You can see that this is not an isolated trend here. Here's my favorite:
WTF IS GOING ON?! He's in Korea, fighting a top-hatted Voodoo priest?
WTF COMIC BOOK It certainly proves the old adage: "Don't bring a knife to a helmet fight."
And there is more than 1 cover in which he's beating someone with his hat. The stories in the comic itself are pretty boring.
I also got "Batman: The Cheetah Caper," a Big Little Book. For those of you not old enough to start pricing walkers with tennis balls on the legs, these were from the 1930s to 60s, with a page of hack writing alternating with a page of hack drawing.
The Batman book is...interesting. The Cheetah, who spends most of the story dressed as an orangutan, likes to put poisoned sponges in car tailpipes to make passersby "inhale the deadly fumes." He puts piranha in swimming pools. "The Cheetah enjoys watching people suffer. He'd rather listen to children groan in agony than anything else..."
"Except eat peanut butter!"
WTF Big Little Book.
I suppose I should mention that there's a beer strike on. There's basically 2 companies, both monopolies as far as the product lines. One has Miller-Coors and some relatively unimportant imports; the other has Bud and everything else. Guess which one's on strike!

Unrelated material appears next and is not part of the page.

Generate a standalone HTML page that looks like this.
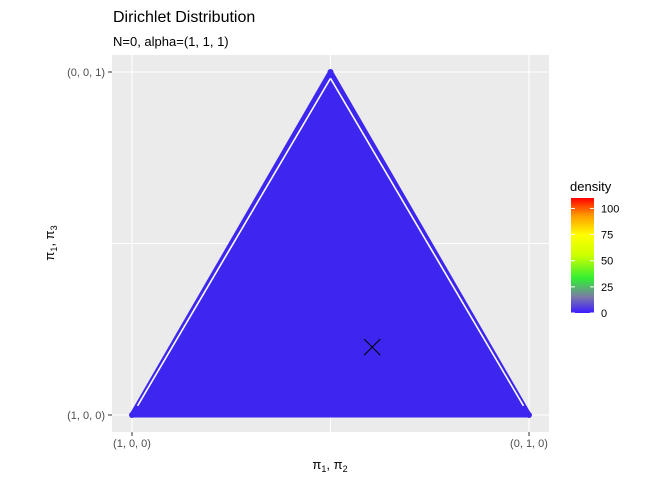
<!DOCTYPE html>
<html><head><meta charset="utf-8"><style>
body{margin:0;background:#fff;font-family:"Liberation Sans",sans-serif}
</style></head><body>
<svg width="672" height="480" xmlns="http://www.w3.org/2000/svg" font-family="Liberation Sans, sans-serif">
<defs><linearGradient id="g" x1="0" y1="1" x2="0" y2="0">
<stop offset="0" stop-color="#3d1cff"/><stop offset="0.14" stop-color="#7a7aa8"/><stop offset="0.3" stop-color="#33ee33"/><stop offset="0.5" stop-color="#ccff00"/><stop offset="0.68" stop-color="#ffff00"/><stop offset="0.85" stop-color="#ff9900"/><stop offset="1" stop-color="#ff0000"/></linearGradient></defs>
<text x="113" y="22" font-size="16">Dirichlet Distribution</text>
<text x="113" y="46" font-size="13">N=0, alpha=(1, 1, 1)</text>
<rect x="112" y="55" width="437" height="377" fill="#ebebeb"/>
<g id="grid" stroke="#fff" stroke-width="1.1"></g>
<g id="marks"></g>
<g id="axes" font-size="11" fill="#4d4d4d"></g>
<text x="330" y="469" font-size="13" text-anchor="middle">π<tspan font-size="9" dy="3">1</tspan><tspan dy="-3">, π</tspan><tspan font-size="9" dy="3">2</tspan></text>
<text transform="translate(54,243) rotate(-90)" font-size="13" text-anchor="middle">π<tspan font-size="9" dy="3">1</tspan><tspan dy="-3">, π</tspan><tspan font-size="9" dy="3">3</tspan></text>
<text x="570" y="191" font-size="13">density</text>
<rect x="571" y="198" width="23" height="115" fill="url(#g)"/>
<g id="leg" font-size="11" fill="#000"></g>
</svg>
<script>
const gridX=[0,0.5,1];
const gridY=[0,0.5,1];
const xTickLabels=["(1, 0, 0)","(0, 1, 0)"];
const yTickLabels=["(1, 0, 0)","(0, 0, 1)"];
const triX=[0,1,0.5];
const triY=[0,0,1];
const markerX=[0.605];
const markerY=[0.198];
const legendVals=[0,25,50,75,100];
const densityMax=110;
const sx=v=>132+v*397, sy=v=>415-v*343;
const NS="http://www.w3.org/2000/svg";
function mk(t,a,p){const e=document.createElementNS(NS,t);for(const k in a)e.setAttribute(k,a[k]);p.appendChild(e);return e;}
const grid=document.getElementById('grid');
gridX.forEach(v=>{const l=mk('line',{x1:sx(v),x2:sx(v),y1:55,y2:432},grid);});
gridY.forEach(v=>{const l=mk('line',{x1:112,x2:549,y1:sy(v),y2:sy(v)},grid);});
const m=document.getElementById('marks');
const pts=triX.map((x,i)=>sx(x)+','+sy(triY[i])).join(' ');
const poly=mk('polygon',{points:pts,fill:'#3d26f0',stroke:'#3d26f0','stroke-width':5,'stroke-linejoin':'round'},m);


const cx=(sx(triX[0])+sx(triX[1])+sx(triX[2]))/3, cy=(sy(triY[0])+sy(triY[1])+sy(triY[2]))/3;
function inset(i,f){return [sx(triX[i])+(cx-sx(triX[i]))*f, sy(triY[i])+(cy-sy(triY[i]))*f];}
[[0,2],[1,2]].forEach(([a,b])=>{const p=inset(a,0.028),q=inset(b,0.028);const l=mk('line',{x1:p[0],y1:p[1]-6,x2:q[0],y2:q[1],stroke:'#fff','stroke-width':1.6},m);});
triX.forEach((x,i)=>{const c=mk('circle',{cx:sx(x),cy:sy(triY[i]),r:3,fill:'#3d26f0'},m);});
markerX.forEach((x,i)=>{const X=sx(x),Y=sy(markerY[i]);const g=mk('path',{d:`M${X-8} ${Y-8}L${X+8} ${Y+8}M${X-8} ${Y+8}L${X+8} ${Y-8}`,stroke:'#000','stroke-width':1},m);});
const ax=document.getElementById('axes');
[0,1].forEach((v,i)=>{mk('line',{x1:sx(v),x2:sx(v),y1:432,y2:436,stroke:'#333'},ax);const t=mk('text',{x:sx(v),y:447,'text-anchor':'middle'},ax);t.textContent=xTickLabels[i];});
[0,1].forEach((v,i)=>{mk('line',{x1:108,x2:112,y1:sy(v),y2:sy(v),stroke:'#333'},ax);const t=mk('text',{x:105,y:sy(v)+4,'text-anchor':'end'},ax);t.textContent=yTickLabels[i];});
const leg=document.getElementById('leg');
legendVals.forEach(v=>{const y=313-v/densityMax*115;mk('line',{x1:571,x2:575,y1:y,y2:y,stroke:'#fff'},leg);mk('line',{x1:590,x2:594,y1:y,y2:y,stroke:'#fff'},leg);const t=mk('text',{x:601,y:y+4},leg);t.textContent=v;});
</script>
</body></html>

I will always side with labor. I AM labor. It's complicated as to why it's happening (I won't go into "pocket loading"), but it's also about benefits. The Bosses want the Union to pay for a chunk of their health benefits. Well, this the USA, be glad you get any benefits. A driver for the other company told me "We went through the same thing when our contract was up. We agreed to not get any raises if we kept our benefits. Now, they want to make them pay and not give them raises!"
Oh, and it wasn't so much a "strike" as it was a "management lockout." They refused to let the workers in without warning. The latest rumor--who knows if it's true--is that if everyone doesn't turn up for work Monday, everyone's fired. Supposedly they've hired "200-300" people from North Carolina to replace everyone. That's oddly specific information from a Teamster who doesn't work there.

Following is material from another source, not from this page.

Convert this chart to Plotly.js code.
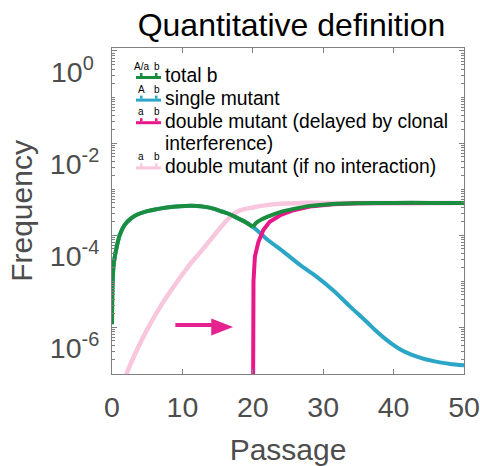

That's to replace the scabs who already crossing the picket lines. Deliveries are being done by scab drivers, and unloaded by the sales reps and some temps. We haven't had a delivery in over a week, so our beer cooler has that much-desired "Going Out of Business" look. Most customers understand when we explain about the strike--we can't get it if they won't ship it--but some get all pissy and say "I'll take my business ELSEWHERE!" Like "elsewhere" is getting deliveries using their time machine. "Screw you, Toys R Us! I'll go to Kay Bee Toys to buy MY Furby!"
We can pick stuff up at their warehouse, if we have a person and a van to spare and cross a picket line. I called in a 60-case order of essentials, and a guy of ours went to pick it up. I don't know how it ended, but after he'd been gone an hour, he called back. The owner said "They gave him the invoice, told him where to go in the warehouse, and a [scab] worker said 'I can't help you with that! I'll get someone who can!' A second guy came and said 'I can't help you with that! I'll get someone who can!' That guy didn't show up. So they're getting a fourth guy to talk to the other guys!"
So if the apocalyptic rumor is true, these scabs are mad that they're being replaced with different scabs. I will be polite and make it so any new NC drivers get in and out quickly, but it'll be a long time before I act like they're my "buddy." I'll really want to say if they try to be overly friendly, "Do you know the name of the guy whose job you took? Oh, look out, you cut yourself! I hope that doesn't turn into a scab!"
I finally watched the first Yes Men movie from 2003, the one with the inflatable penis suit. At one point, they say "We just got a big donation from Herb Alpert! The Tijuana Brass guy? He really likes what we're doing, and gave us enough funding for a bunch of projects!" I LOVE me some Alpert! Now, I love him for more than his music.